What you will do
Pick out each line in these entries that contains the string "standalone".

Material provided
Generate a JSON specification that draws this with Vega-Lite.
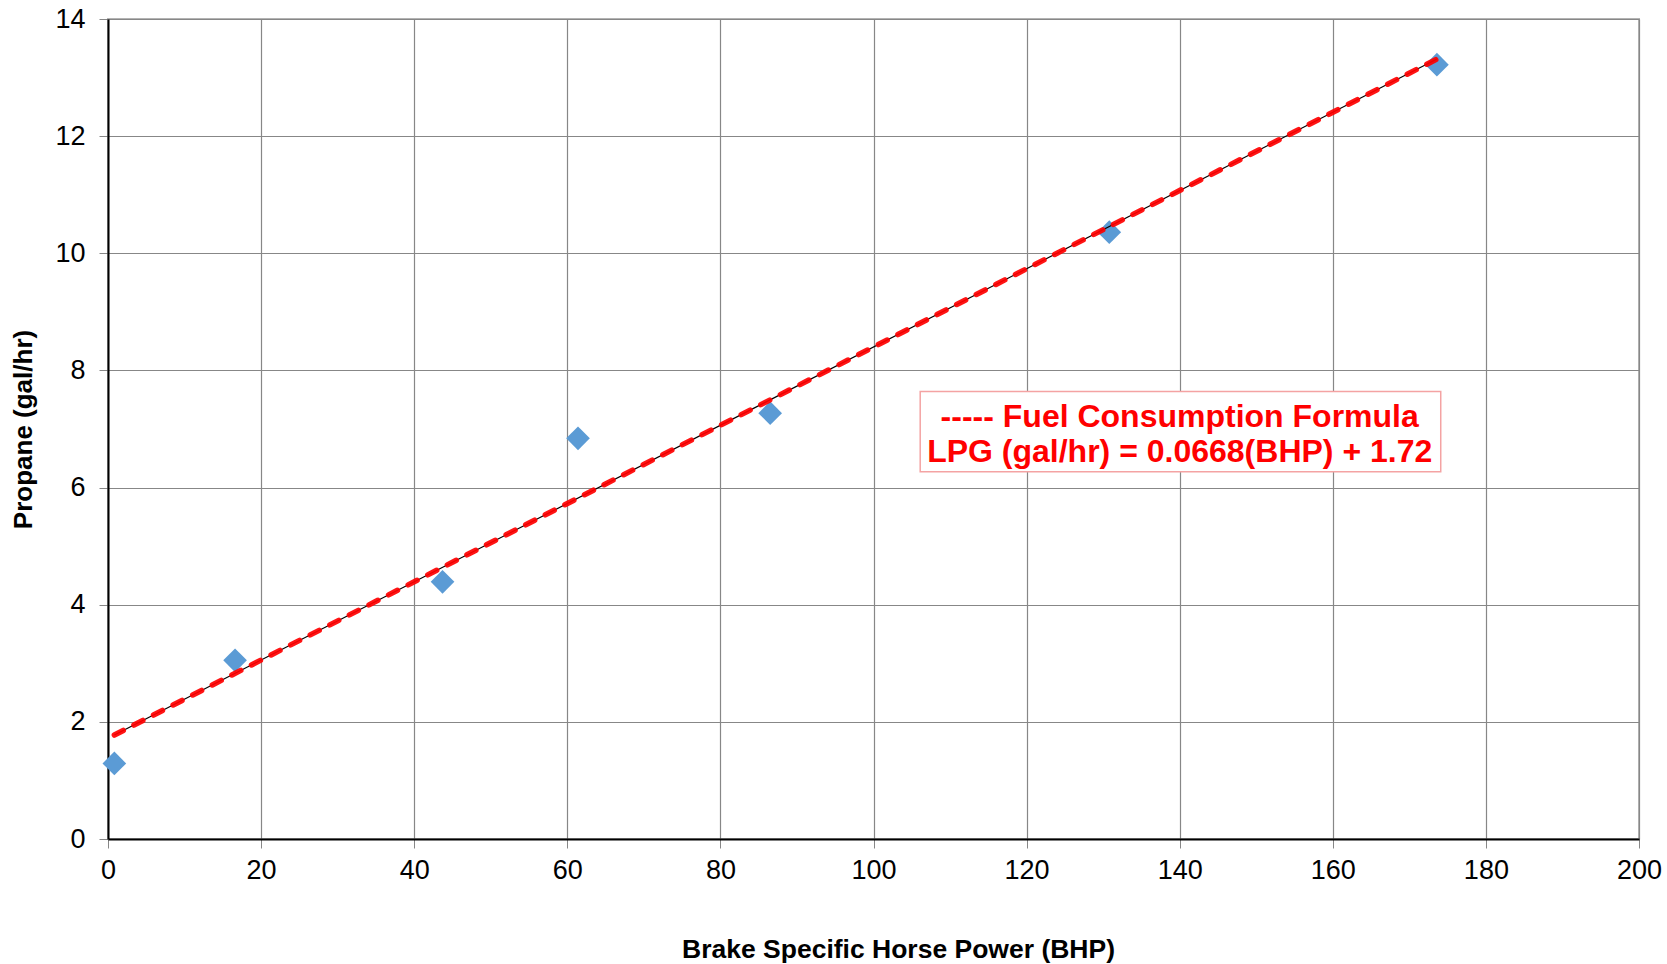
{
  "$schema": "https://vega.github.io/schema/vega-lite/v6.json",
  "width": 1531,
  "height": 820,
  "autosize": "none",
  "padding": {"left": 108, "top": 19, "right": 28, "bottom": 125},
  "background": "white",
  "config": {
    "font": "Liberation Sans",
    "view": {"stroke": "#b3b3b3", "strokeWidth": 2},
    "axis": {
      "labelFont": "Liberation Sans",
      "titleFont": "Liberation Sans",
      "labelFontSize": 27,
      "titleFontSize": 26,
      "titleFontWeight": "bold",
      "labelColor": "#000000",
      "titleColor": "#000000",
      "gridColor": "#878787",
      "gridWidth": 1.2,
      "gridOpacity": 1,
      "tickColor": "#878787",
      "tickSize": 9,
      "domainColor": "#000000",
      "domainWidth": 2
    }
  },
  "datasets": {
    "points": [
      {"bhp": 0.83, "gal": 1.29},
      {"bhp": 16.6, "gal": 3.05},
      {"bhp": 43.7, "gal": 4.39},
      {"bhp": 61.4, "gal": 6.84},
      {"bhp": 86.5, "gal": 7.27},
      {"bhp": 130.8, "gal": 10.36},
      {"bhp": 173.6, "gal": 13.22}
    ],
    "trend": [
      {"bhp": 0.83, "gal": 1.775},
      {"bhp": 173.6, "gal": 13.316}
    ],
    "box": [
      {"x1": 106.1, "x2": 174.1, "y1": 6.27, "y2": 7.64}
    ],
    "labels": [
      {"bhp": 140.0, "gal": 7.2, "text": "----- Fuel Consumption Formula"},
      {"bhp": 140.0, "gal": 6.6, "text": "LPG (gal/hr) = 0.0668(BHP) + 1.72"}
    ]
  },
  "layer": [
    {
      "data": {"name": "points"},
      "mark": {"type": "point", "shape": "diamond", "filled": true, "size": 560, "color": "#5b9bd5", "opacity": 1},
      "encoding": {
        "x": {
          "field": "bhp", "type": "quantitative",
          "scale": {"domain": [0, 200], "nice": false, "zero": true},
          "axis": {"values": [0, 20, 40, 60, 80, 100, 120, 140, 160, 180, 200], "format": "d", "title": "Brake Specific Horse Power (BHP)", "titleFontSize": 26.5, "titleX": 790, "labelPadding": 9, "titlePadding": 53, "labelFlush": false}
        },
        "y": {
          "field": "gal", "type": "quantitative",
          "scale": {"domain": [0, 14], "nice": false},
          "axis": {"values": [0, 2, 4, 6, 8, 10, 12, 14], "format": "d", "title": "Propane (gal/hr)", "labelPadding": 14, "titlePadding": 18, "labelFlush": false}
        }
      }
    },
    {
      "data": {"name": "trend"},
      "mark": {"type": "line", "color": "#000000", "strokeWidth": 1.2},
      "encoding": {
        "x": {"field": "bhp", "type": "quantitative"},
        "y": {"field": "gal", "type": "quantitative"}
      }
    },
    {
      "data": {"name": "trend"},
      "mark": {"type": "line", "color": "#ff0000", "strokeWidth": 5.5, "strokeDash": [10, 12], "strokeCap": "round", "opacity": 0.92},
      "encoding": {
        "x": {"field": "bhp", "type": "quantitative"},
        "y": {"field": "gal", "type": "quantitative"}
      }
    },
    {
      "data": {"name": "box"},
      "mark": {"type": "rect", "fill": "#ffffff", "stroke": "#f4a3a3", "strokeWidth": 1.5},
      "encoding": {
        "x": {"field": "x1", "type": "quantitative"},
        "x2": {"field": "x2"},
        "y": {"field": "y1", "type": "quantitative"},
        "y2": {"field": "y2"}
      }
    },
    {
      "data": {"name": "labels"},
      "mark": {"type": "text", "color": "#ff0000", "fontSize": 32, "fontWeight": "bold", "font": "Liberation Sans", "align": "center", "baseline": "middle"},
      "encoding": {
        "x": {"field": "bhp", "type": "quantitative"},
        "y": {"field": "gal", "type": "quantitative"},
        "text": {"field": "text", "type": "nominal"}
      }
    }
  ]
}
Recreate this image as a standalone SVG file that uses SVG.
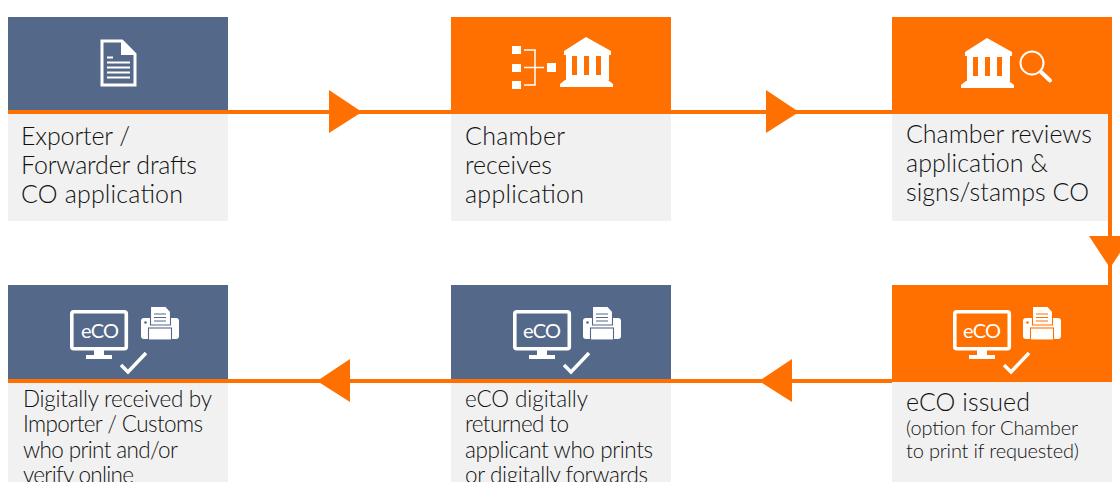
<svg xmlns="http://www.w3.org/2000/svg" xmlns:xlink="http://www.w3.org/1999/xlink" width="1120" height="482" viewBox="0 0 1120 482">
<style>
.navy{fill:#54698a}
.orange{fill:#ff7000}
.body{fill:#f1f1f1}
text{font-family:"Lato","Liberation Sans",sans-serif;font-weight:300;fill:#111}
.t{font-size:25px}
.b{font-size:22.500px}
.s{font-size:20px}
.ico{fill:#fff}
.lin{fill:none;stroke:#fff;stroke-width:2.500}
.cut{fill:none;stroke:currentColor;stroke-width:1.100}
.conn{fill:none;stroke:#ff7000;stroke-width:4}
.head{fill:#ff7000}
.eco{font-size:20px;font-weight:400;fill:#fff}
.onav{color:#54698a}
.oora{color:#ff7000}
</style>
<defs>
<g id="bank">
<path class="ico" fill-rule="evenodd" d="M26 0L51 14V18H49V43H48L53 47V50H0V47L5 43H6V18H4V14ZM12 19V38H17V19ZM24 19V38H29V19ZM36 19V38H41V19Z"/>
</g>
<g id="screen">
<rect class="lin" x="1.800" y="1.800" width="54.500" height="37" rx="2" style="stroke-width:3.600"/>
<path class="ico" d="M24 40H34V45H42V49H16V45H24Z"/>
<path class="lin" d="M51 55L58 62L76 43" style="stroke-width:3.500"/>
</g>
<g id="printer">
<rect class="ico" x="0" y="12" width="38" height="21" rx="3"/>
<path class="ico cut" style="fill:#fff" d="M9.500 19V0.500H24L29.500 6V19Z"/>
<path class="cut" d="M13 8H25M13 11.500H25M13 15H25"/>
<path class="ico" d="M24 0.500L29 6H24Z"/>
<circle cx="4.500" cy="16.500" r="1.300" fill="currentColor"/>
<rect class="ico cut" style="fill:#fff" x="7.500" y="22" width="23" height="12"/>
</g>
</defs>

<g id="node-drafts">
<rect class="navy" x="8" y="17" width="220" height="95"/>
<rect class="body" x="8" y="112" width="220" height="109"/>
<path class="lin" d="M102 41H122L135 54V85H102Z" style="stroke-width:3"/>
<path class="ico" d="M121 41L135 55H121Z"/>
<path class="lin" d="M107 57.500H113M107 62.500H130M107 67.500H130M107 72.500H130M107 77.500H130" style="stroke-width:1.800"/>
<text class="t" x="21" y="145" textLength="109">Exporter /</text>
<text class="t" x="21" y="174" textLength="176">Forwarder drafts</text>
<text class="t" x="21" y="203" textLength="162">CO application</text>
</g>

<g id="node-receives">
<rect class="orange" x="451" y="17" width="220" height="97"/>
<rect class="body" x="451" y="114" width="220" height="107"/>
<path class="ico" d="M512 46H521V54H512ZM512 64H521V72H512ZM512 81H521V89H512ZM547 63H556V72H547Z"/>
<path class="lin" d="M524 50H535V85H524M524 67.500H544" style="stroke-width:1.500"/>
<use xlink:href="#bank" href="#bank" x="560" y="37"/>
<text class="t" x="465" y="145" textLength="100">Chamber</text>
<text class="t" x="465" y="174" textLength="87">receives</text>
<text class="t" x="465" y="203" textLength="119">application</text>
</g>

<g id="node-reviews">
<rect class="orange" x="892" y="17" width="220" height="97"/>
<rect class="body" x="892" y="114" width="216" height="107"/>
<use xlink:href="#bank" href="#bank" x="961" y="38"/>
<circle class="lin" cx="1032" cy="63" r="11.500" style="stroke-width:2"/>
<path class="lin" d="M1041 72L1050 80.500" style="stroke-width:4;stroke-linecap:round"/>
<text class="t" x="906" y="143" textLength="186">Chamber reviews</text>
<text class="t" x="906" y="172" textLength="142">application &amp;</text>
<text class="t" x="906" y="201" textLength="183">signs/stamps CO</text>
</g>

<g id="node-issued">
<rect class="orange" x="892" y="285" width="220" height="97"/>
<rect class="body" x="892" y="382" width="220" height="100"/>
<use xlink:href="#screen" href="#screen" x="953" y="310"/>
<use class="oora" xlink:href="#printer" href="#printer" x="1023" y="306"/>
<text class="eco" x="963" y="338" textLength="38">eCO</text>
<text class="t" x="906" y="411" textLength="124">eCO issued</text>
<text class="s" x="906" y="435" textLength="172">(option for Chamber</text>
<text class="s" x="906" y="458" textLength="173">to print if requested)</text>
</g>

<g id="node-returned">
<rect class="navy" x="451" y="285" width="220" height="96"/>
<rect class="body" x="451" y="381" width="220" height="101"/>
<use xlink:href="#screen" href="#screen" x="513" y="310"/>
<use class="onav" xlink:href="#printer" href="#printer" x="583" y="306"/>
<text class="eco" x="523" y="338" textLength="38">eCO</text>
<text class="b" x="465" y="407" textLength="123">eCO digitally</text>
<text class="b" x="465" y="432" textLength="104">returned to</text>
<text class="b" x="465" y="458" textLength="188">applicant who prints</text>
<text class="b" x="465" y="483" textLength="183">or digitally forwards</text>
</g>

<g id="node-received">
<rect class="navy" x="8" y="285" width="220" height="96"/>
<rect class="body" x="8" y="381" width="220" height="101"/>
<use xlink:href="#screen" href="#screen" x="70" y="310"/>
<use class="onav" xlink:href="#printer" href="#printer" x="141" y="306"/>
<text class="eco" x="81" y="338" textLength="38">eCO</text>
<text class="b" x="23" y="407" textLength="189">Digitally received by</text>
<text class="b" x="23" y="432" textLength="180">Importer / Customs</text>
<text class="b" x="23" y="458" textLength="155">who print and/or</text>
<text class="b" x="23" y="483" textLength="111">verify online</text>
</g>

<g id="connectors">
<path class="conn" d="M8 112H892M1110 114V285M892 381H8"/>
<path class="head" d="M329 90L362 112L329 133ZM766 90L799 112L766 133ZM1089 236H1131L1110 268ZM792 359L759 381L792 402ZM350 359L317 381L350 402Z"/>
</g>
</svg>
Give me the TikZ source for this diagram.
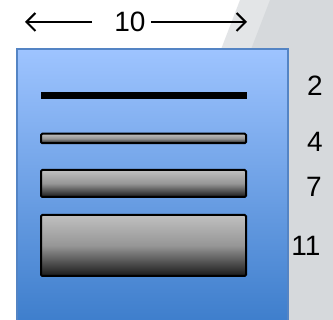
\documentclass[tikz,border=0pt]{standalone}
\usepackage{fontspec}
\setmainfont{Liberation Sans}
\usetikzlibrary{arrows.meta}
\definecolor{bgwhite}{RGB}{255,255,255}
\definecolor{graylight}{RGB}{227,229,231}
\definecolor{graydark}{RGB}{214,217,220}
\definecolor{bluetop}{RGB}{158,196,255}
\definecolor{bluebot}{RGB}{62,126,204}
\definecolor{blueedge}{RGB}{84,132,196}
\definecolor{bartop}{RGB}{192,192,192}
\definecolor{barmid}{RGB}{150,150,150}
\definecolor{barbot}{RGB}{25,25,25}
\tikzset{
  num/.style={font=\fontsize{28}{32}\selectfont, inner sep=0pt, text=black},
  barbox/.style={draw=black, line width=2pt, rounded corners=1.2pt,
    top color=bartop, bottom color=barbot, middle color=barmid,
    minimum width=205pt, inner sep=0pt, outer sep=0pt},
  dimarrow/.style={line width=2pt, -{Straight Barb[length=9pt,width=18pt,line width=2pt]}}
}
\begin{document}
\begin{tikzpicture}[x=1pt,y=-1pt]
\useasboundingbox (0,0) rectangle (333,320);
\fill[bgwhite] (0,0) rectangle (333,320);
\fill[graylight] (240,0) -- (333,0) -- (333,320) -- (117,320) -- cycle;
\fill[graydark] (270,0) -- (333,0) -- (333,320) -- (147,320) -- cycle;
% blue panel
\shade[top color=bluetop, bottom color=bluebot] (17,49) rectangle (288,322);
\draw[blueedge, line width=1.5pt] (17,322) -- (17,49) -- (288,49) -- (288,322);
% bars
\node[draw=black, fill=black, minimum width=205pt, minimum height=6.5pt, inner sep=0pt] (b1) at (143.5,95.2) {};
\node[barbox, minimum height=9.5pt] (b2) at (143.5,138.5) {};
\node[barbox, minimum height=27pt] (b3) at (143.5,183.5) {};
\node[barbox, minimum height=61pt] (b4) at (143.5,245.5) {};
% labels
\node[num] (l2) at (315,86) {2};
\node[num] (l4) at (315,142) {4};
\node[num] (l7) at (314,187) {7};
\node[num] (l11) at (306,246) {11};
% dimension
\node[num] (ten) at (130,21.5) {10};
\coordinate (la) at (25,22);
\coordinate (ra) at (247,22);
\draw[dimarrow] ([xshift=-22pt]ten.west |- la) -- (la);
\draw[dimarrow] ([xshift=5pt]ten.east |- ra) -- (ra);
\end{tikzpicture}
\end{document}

Expected answer
Recreate this image as a standalone SVG file that uses SVG.
\documentclass[tikz,border=0pt]{standalone}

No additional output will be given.